■ STATED EXERCISE
Your task is to repeat all of the data exactly while excluding the pictures.
** begin INPUT ROWS **
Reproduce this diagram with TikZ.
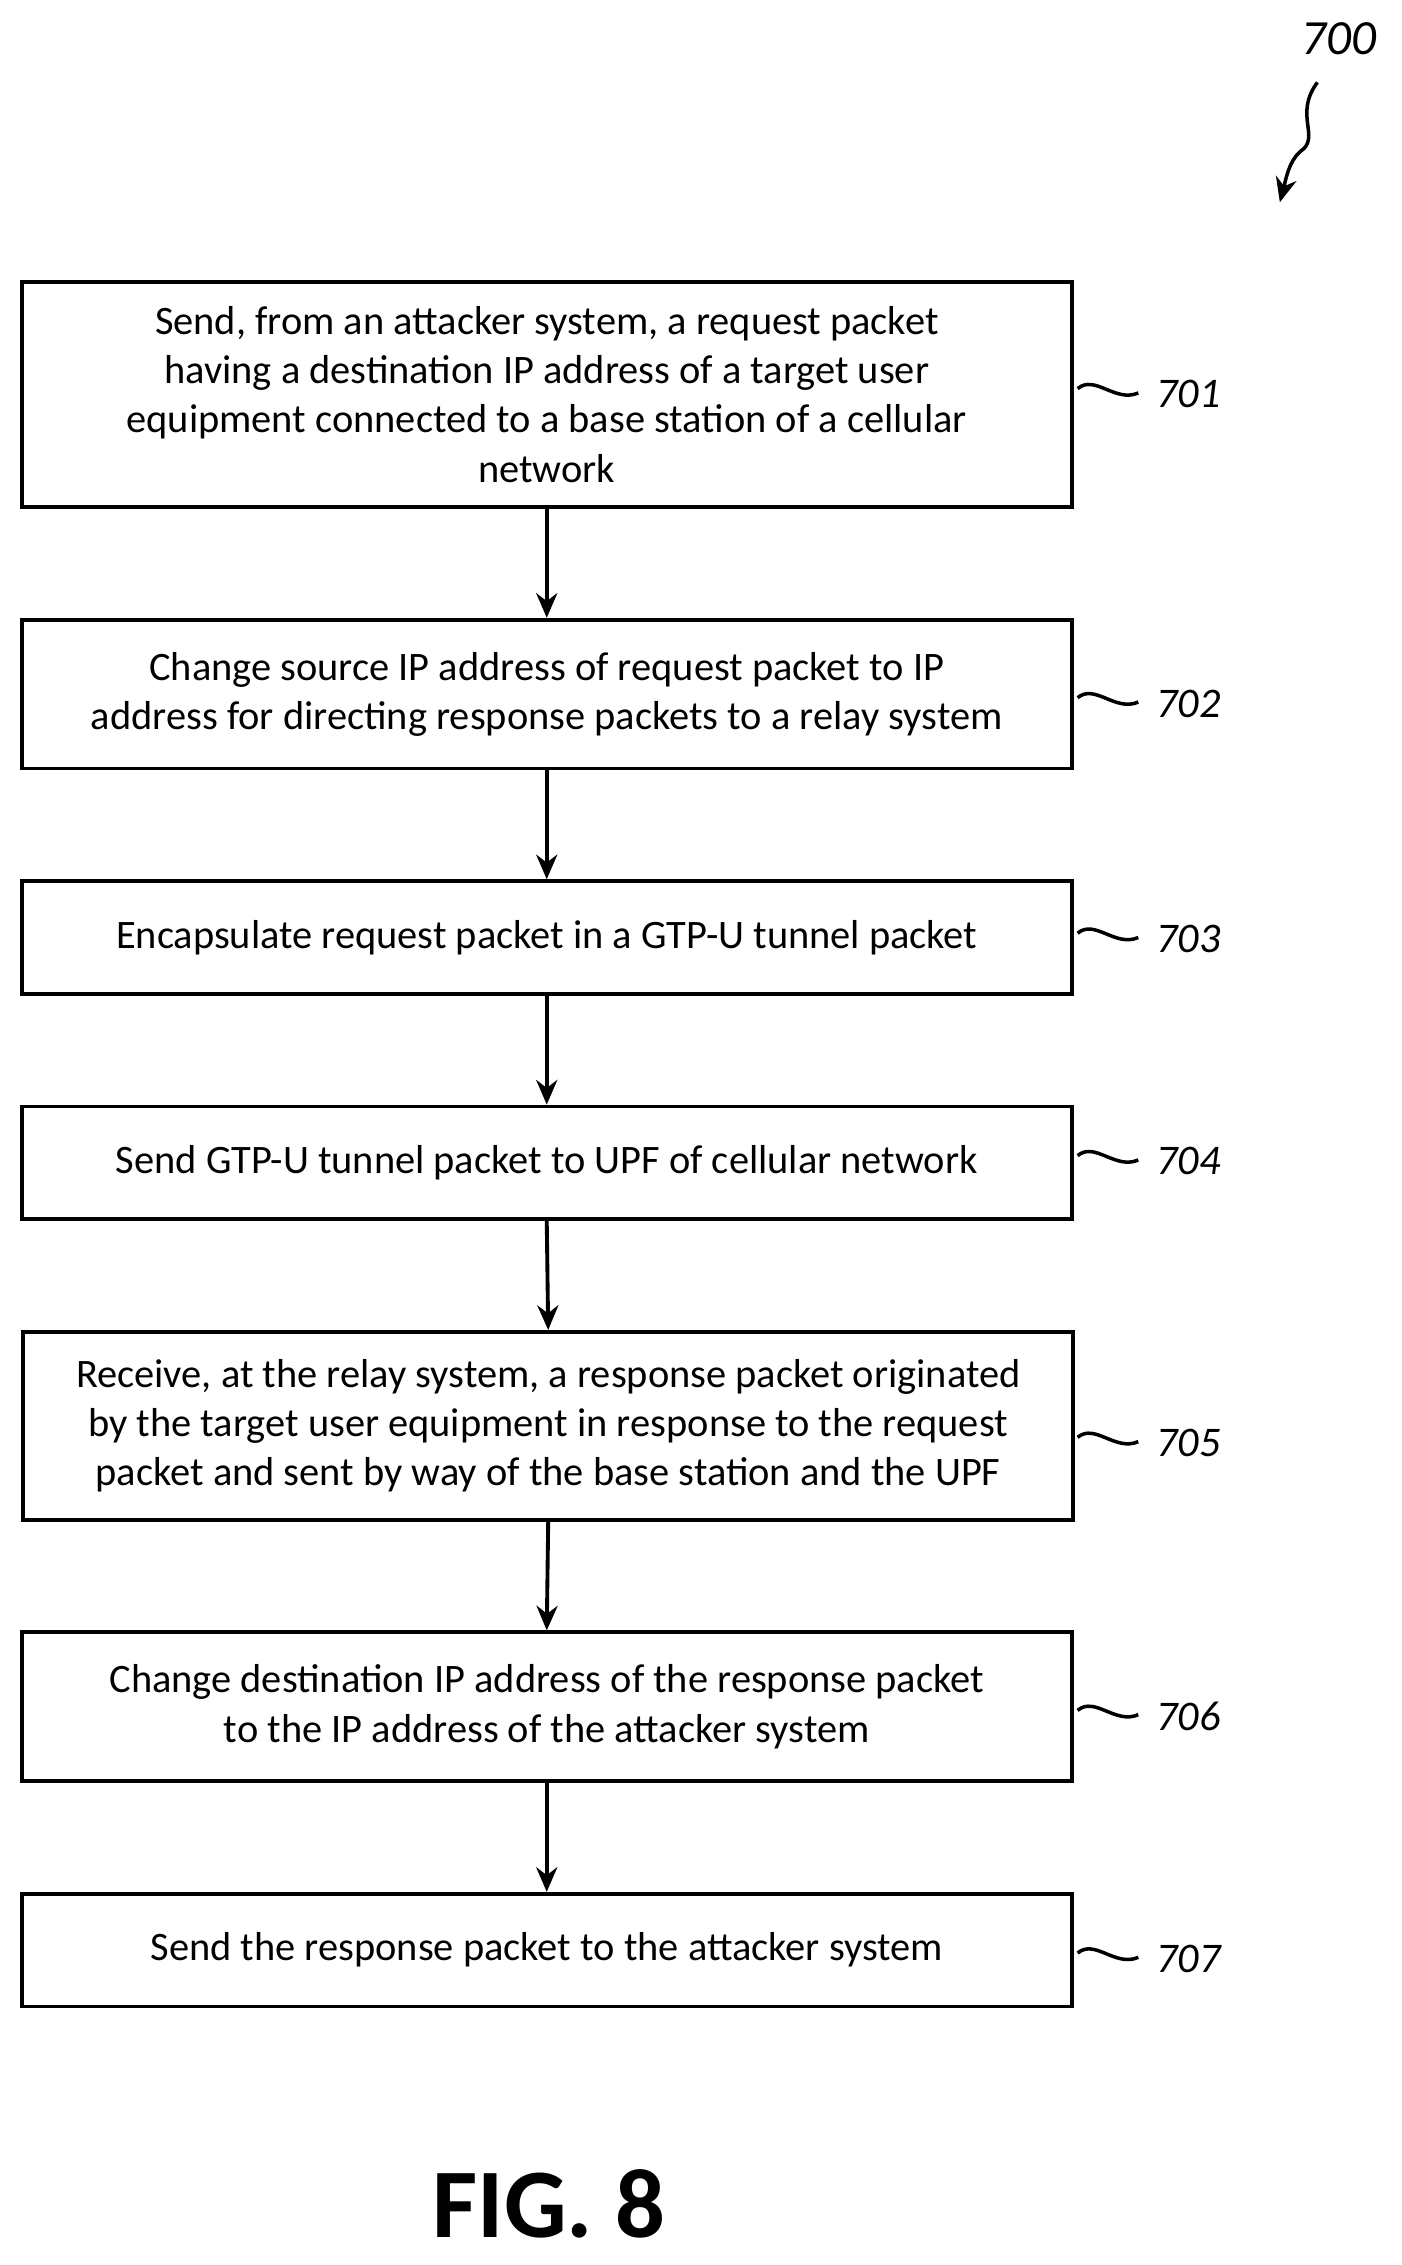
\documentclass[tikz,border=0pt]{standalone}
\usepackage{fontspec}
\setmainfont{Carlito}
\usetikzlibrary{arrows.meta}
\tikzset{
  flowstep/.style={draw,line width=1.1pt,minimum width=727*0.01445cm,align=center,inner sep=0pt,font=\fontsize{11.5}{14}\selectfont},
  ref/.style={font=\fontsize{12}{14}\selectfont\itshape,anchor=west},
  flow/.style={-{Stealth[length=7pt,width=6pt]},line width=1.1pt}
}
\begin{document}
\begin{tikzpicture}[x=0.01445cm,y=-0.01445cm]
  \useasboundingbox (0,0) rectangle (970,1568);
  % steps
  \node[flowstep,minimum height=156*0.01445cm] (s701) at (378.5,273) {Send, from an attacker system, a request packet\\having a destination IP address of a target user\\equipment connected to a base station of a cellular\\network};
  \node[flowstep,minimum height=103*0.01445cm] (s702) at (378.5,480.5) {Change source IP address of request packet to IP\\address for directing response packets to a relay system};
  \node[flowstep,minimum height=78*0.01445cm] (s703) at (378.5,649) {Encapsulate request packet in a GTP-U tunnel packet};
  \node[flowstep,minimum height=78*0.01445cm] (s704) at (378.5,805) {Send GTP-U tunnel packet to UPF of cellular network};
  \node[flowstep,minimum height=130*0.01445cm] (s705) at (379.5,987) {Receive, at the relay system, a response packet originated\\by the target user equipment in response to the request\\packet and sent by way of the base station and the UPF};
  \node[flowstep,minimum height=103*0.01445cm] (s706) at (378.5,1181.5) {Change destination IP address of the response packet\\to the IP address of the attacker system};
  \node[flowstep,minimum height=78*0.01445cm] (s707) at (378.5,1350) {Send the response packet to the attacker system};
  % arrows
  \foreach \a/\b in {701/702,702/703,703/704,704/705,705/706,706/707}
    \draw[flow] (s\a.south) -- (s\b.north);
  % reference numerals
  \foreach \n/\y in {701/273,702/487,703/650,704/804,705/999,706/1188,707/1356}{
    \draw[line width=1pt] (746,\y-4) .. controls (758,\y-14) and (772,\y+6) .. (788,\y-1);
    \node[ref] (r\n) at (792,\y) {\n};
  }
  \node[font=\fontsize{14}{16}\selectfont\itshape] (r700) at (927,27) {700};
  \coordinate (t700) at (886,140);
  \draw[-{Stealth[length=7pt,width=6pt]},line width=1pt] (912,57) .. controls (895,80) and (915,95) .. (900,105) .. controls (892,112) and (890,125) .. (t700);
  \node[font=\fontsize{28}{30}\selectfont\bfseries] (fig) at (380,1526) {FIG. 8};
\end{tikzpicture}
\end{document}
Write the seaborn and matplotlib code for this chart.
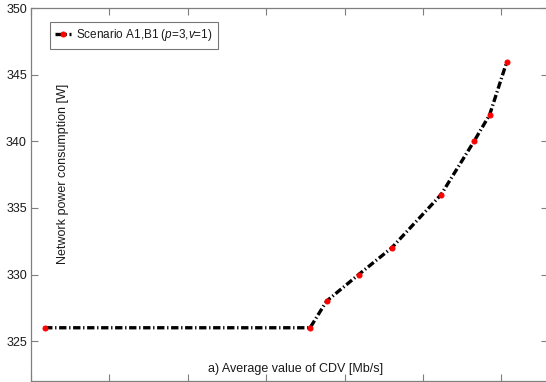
** end INPUT ROWS **
■ EXERCISE OUTPUT
Reproduce this diagram with TikZ.
\documentclass[tikz,border=0pt]{standalone}
\usepackage{fontspec}
\setmainfont{Carlito}
\usetikzlibrary{arrows.meta}
\tikzset{
  flowstep/.style={draw,line width=1.1pt,minimum width=727*0.01445cm,align=center,inner sep=0pt,font=\fontsize{11.5}{14}\selectfont},
  ref/.style={font=\fontsize{12}{14}\selectfont\itshape,anchor=west},
  flow/.style={-{Stealth[length=7pt,width=6pt]},line width=1.1pt}
}
\begin{document}
\begin{tikzpicture}[x=0.01445cm,y=-0.01445cm]
  \useasboundingbox (0,0) rectangle (970,1568);
  % steps
  \node[flowstep,minimum height=156*0.01445cm] (s701) at (378.5,273) {Send, from an attacker system, a request packet\\having a destination IP address of a target user\\equipment connected to a base station of a cellular\\network};
  \node[flowstep,minimum height=103*0.01445cm] (s702) at (378.5,480.5) {Change source IP address of request packet to IP\\address for directing response packets to a relay system};
  \node[flowstep,minimum height=78*0.01445cm] (s703) at (378.5,649) {Encapsulate request packet in a GTP-U tunnel packet};
  \node[flowstep,minimum height=78*0.01445cm] (s704) at (378.5,805) {Send GTP-U tunnel packet to UPF of cellular network};
  \node[flowstep,minimum height=130*0.01445cm] (s705) at (379.5,987) {Receive, at the relay system, a response packet originated\\by the target user equipment in response to the request\\packet and sent by way of the base station and the UPF};
  \node[flowstep,minimum height=103*0.01445cm] (s706) at (378.5,1181.5) {Change destination IP address of the response packet\\to the IP address of the attacker system};
  \node[flowstep,minimum height=78*0.01445cm] (s707) at (378.5,1350) {Send the response packet to the attacker system};
  % arrows
  \foreach \a/\b in {701/702,702/703,703/704,704/705,705/706,706/707}
    \draw[flow] (s\a.south) -- (s\b.north);
  % reference numerals
  \foreach \n/\y in {701/273,702/487,703/650,704/804,705/999,706/1188,707/1356}{
    \draw[line width=1pt] (746,\y-4) .. controls (758,\y-14) and (772,\y+6) .. (788,\y-1);
    \node[ref] (r\n) at (792,\y) {\n};
  }
  \node[font=\fontsize{14}{16}\selectfont\itshape] (r700) at (927,27) {700};
  \coordinate (t700) at (886,140);
  \draw[-{Stealth[length=7pt,width=6pt]},line width=1pt] (912,57) .. controls (895,80) and (915,95) .. (900,105) .. controls (892,112) and (890,125) .. (t700);
  \node[font=\fontsize{28}{30}\selectfont\bfseries] (fig) at (380,1526) {FIG. 8};
\end{tikzpicture}
\end{document}
Write the seaborn and matplotlib code for this chart.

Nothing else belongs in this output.